Historically, B-movie filmmakers have concocted cursory scientific rationales to explain their creations—exposure to radioactive material, say, or an experiment gone horribly awry, or the inopportune awakening of a prehistoric creature. Some take their real-world responsibilities more seriously than others; LaBarbera is full of praise for the biomechanical verisimilitude in Spielberg’s “Jurassic Park.” But expedience generally prevails, and scientific principles tend to get trampled at pretty much the same rate as fleeing Tokyoites.
Audiences, for their part, are happy to sacrifice consistency for the benefit of spectacle, accepting logical lapses as part of the game. Some serious thinkers—the novelist J.G. Ballard among them—have argued that films like “The Beast With a Million Eyes” are a form of alternative mythology, and as such are no more beholden to the laws of physics than “The Bhagavad Gita.” LaBarbera is not so forgiving: “Hollywood’s approach to [scientific principles] has been, from a biologist’s perspective, hopelessly naïve.”
The professor is aware that such criticisms may sound a little prim. “People accuse me of taking the fun out of life and of being far too literal,” he says. “But it can be fun to look at these movies from other perspectives.” And LaBarbera insists that he does have fun watching these films, even while he’s picking them apart. “I have an unholy appreciation for ’50s and ’60s B-movies,” he says. “Part of it grows out of a misspent youth in upstate New York. I watched a lot of these films, and they don’t go away.”
LaBarbera has difficulty deciding what his favorite monster movie is—there are just too many to choose from. When asked about the shoddiest example of the genre, though, he doesn’t skip a beat. “‘The Giant Claw,’” he says. “It’s about a monstrous vulture-like creature that came from another dimension to attack the Earth. It has the worst special effects and the least consistent storyline of any of these films. I really enjoy it.”
Despite the pleasure he takes in these movies, there is a serious side to LaBarbera’s work.

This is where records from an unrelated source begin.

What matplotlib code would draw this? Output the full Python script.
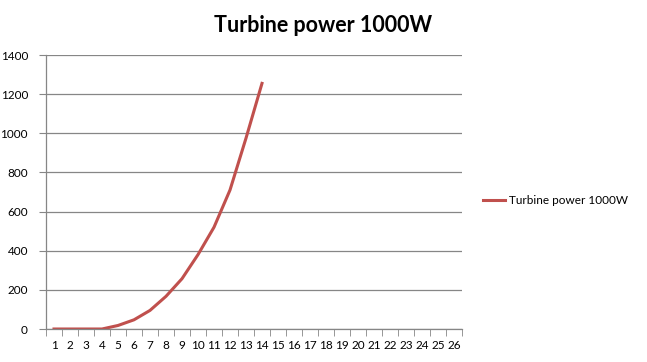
import matplotlib
matplotlib.use("Agg")
from matplotlib import pyplot as plt
import numpy as np

# data
categories = list(range(1, 27))
wind_speed = [1, 2, 3, 4, 5, 6, 7, 8, 9, 10, 11, 12, 13, 14]
power = [0, 0, 0, 0, 18, 47, 95, 167, 257, 380, 520, 710, 975, 1255]
series_name = "Turbine power 1000W"
y_ticks = [0, 200, 400, 600, 800, 1000, 1200, 1400]

grey = "#868686"
plt.rcParams["font.family"] = ["Lato", "DejaVu Sans"]

fig = plt.figure(figsize=(6.47, 3.62), dpi=100)
ax = fig.add_axes([46 / 647, 1 - 329 / 362, 416 / 647, 274 / 362])

ax.plot(wind_speed, power, color="#C0504D", linewidth=2.2, label=series_name)

ax.set_xlim(0.5, 26.5)
ax.set_ylim(0, 1400)
ax.set_yticks(y_ticks)
ax.set_xticks(categories)
ax.set_xticks(np.arange(0.5, 27, 1), minor=True)
ax.tick_params(axis="x", which="major", length=0, pad=8, labelsize=8.5)
ax.tick_params(axis="x", which="minor", length=5, color=grey, direction="out")
ax.tick_params(axis="y", length=5, color=grey, labelsize=8.5, pad=8)
ax.grid(axis="y", color=grey, linewidth=0.9)
ax.set_axisbelow(True)

for side in ["top", "right"]:
    ax.spines[side].set_visible(False)
for side in ["left", "bottom"]:
    ax.spines[side].set_color(grey)
    ax.spines[side].set_linewidth(0.9)

fig.text(0.5, 1 - 25 / 362, "Turbine power 1000W", ha="center", va="center",
         fontsize=15.5, fontweight="bold")
ax.legend(loc="center left", bbox_to_anchor=((483 - 46) / 416, (329 - 201) / 274),
          frameon=False, borderpad=0, borderaxespad=0,
          fontsize=8.5, handlelength=1.9, handletextpad=0.3)

plt.savefig("out.png", dpi=100)
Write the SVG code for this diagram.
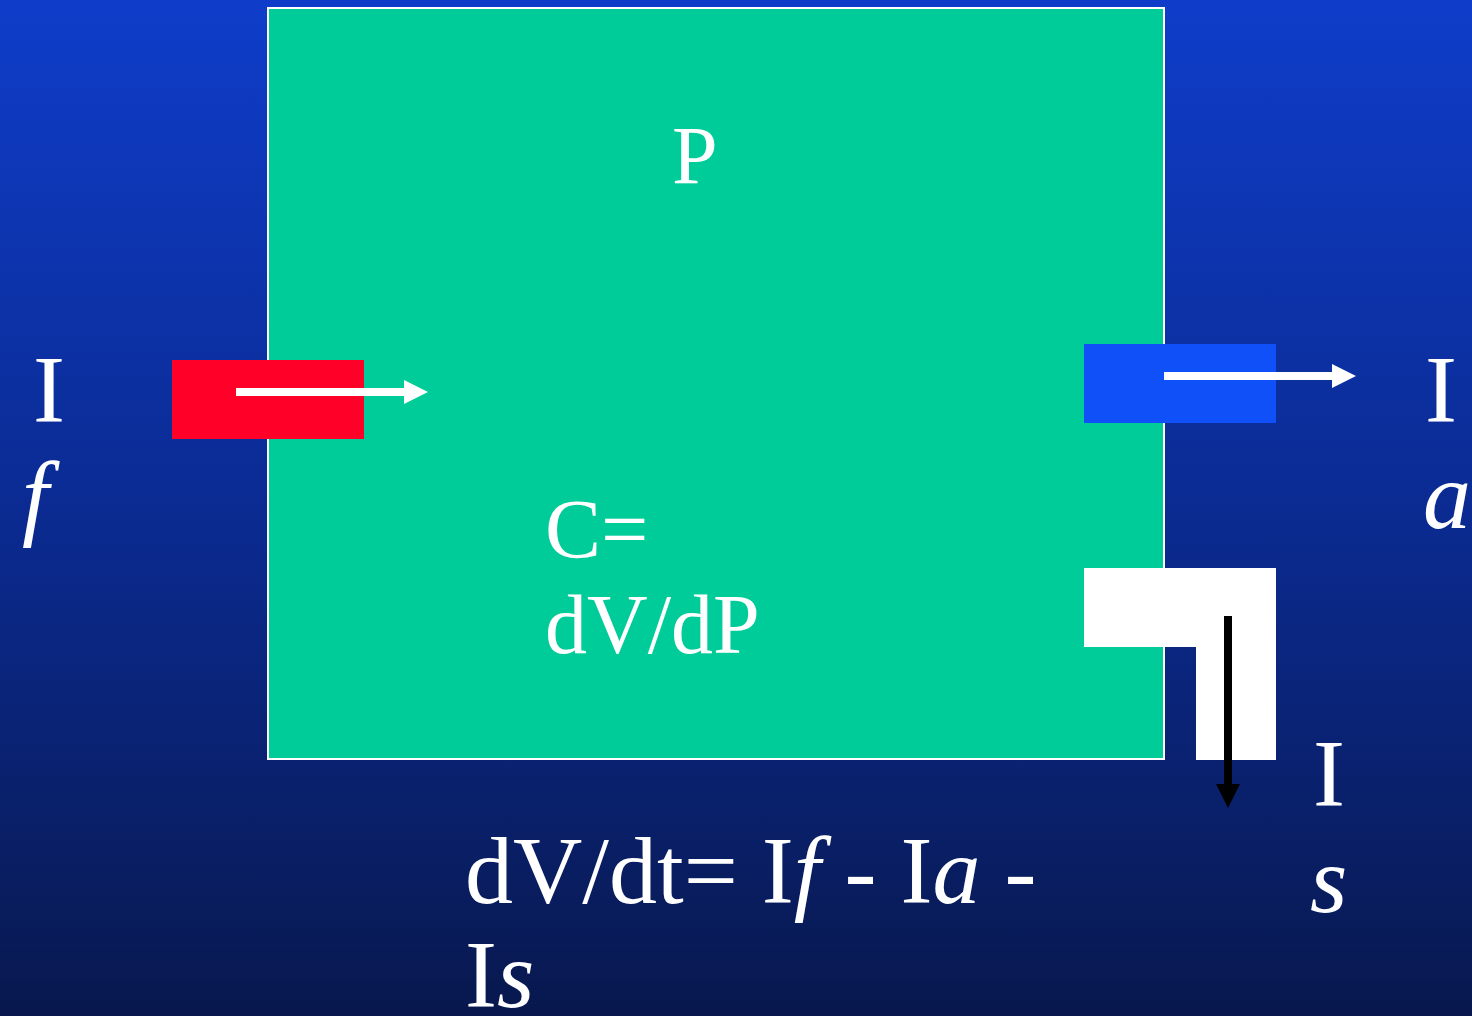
<svg xmlns="http://www.w3.org/2000/svg" width="1472" height="1016" viewBox="0 0 1472 1016">
<defs>
<linearGradient id="bg" x1="0" y1="0" x2="0" y2="1">
<stop offset="0" stop-color="#0F3DCA"/>
<stop offset="0.5" stop-color="#0B2B92"/>
<stop offset="1" stop-color="#08184E"/>
</linearGradient>
</defs>
<style>
text{font-family:"Liberation Serif","Times New Roman",serif;fill:#fff}
.big{font-size:96px}
.mid{font-size:84px}
.it{font-style:italic}
</style>
<rect x="0" y="0" width="1472" height="1016" fill="url(#bg)"/>
<g id="chamber">
<rect x="268" y="8" width="896" height="751" fill="#00CC99" stroke="#fff" stroke-width="2"/>
<text x="672" y="183" style="font-size:82px">P</text>
<text class="mid" x="545" y="558">C=</text>
<text class="mid" x="545" y="653">dV/dP</text>
</g>
<g id="inflow">
<rect x="172" y="360" width="192" height="79" fill="#FF0028"/>
</g>
<g id="outflow-a">
<rect x="1084" y="344" width="192" height="79" fill="#1050F8"/>
</g>
<g id="outflow-s">
<path d="M1084 568H1276V760H1196V647H1084Z" fill="#fff"/>
</g>
<g id="connectors">
<rect x="236" y="388" width="169" height="8" fill="#fff"/>
<polygon points="404,380 428,392 404,404" fill="#fff"/>
<rect x="1164" y="372" width="169" height="8" fill="#fff"/>
<polygon points="1332,364 1356,376 1332,388" fill="#fff"/>
<rect x="1224" y="616" width="8" height="169" fill="#000"/>
<polygon points="1216,784 1240,784 1228,808" fill="#000"/>
</g>
<g id="label-if">
<text class="big" x="33" y="422">I</text>
<text class="big it" x="22" y="528">f</text>
</g>
<g id="label-ia">
<text class="big" x="1425" y="422">I</text>
<text class="big it" x="1423" y="528">a</text>
</g>
<g id="label-is">
<text class="big" x="1313" y="806">I</text>
<text class="big it" x="1310" y="912">s</text>
</g>
<g id="equation">
<text class="big" x="465" y="903">dV/dt= I<tspan class="it">f</tspan> - I<tspan class="it">a</tspan> -</text>
<text class="big" x="465" y="1007">I<tspan class="it">s</tspan></text>
</g>
</svg>
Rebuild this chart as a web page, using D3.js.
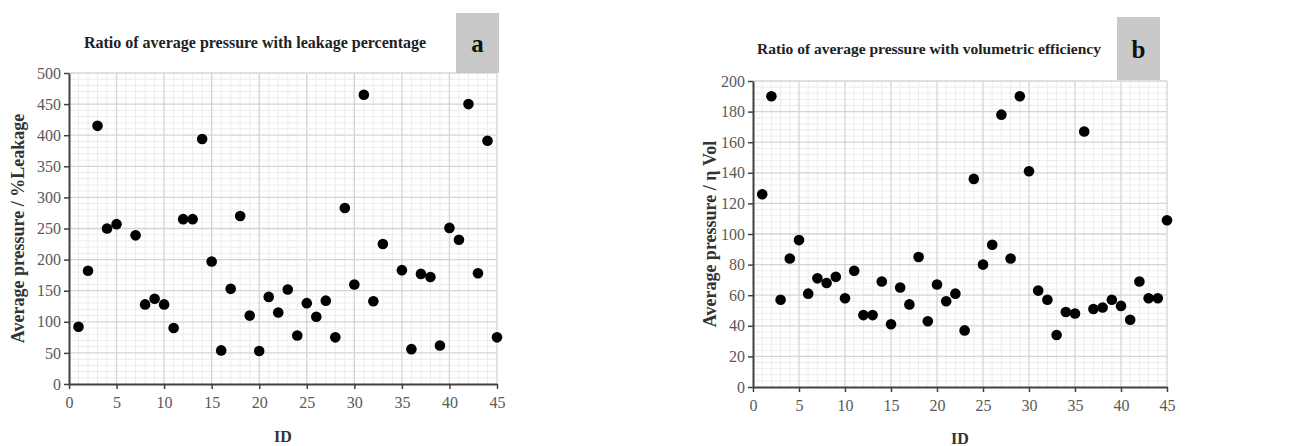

Galileo, one of history’s great scientific thinkers, devised the principles underlying scaling laws by pointing out inconsistencies in a work of fiction: Dante’s “Inferno.” So, LaBarbera says, he is part of a “noble tradition.” Moreover, he adds, by exploring the physical properties of The Incredible Shrinking Man rather than, say, a shrew, he is able to prevent his students’ eyes from glazing over. “The function of science is to illuminate the world in which we live,” he says, “to help people see the world in a deeper way.”
It’s not only students, science geeks, and genre buffs who have latched on to LaBarbera’s peculiar brand of illumination, however—his film-world victims themselves have sought him out from time to time. “I have been asked to consult on movies, but they’re usually very short-lived interactions,” he says. “I’ll say, ‘I know that’s part of the plot, but it’s physically impossible.’ Then I never hear from them again.”
LaBarbera will introduce “It Came From Beneath the Sea” at the Coolidge Corner Theater on Nov. 12. Chris Wright is a writer and editor living in London.